Yesterday wasn't too warm either and, more importantly, there were still enough slippery spots on the roads. With a lactate threshold session to do where I have enough on my mind without worrying about footing, I headed back to the treadmill following Monday's gorgeous 10K recovery trail run over a light layer of snow with Luka.
|Luka at 4 months|
Yesterday's session was 16K, or 10 miles. It included 8K, or 5 miles, at 15K to half marathon race pace and/or a heart rate of between 82 and 91 percent of max. On Sunday, when I had such a tough run on the treadmill, which was my first indoor run in about two years, I had brought my Garmin heart rate monitor which wasn't compatible with the Star Trac treadmill. Yesterday I brought a Polar monitor, which worked.

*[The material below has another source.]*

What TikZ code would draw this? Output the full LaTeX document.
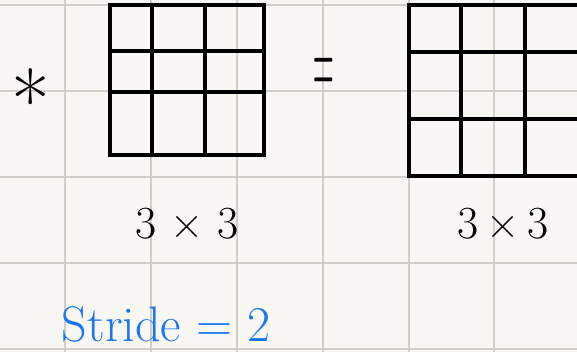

After a warm-up of 3 miles, I eased into the fast part of the run by starting at 8 miles an hour. Sunday's run reminded me that it's early in the season and that running on a treadmill indoors feels very different. After a mile I upped the speed slowy to 8.5, and then sped up gradually to 9 for the last two miles of the session. In the final half mile, I slightly increased at quarter mile increments to 9.3.
IF my heart rate readings were correct, my max is well above 184; for most of the workout I was between 170 and 190 bpm. But, unlike Sunday, I wasn't struggling - it was challenging, sure, but not crazy - and I felt good after the session was done, too. Once the 5 miles were complete, I cooled down with an easy 2 miles that brought the total to 10 miles. A great workout.
If you're looking for some suggestions on treadmill workouts, Matt Fitzgerald offers a few in this article; it includes marathon race pace training (as I did, or rather tried to do, on Sunday, see this post). Another is the Endless Hill.
I might try to see if my schedule allows for the VO2 Max Test he suggests; The workout format that exercise physiologists commonly use to determine VO2Max is also useful as a powerful (if painful) fitness-boosting workout. Start by hopping on the treadmill and running easy for five to 10 minutes.
Next, increase the belt speed by 0.5 mph and run for one minute at that speed. Now increase the belt speed by another 0.5 mph, hold the new speed for another minute, and continue in this fashion until you feel unable to run any faster. Reduce the belt speed and cool down. Note the maximum speed you attained and try to beat it when you repeat the workout in three or four weeks.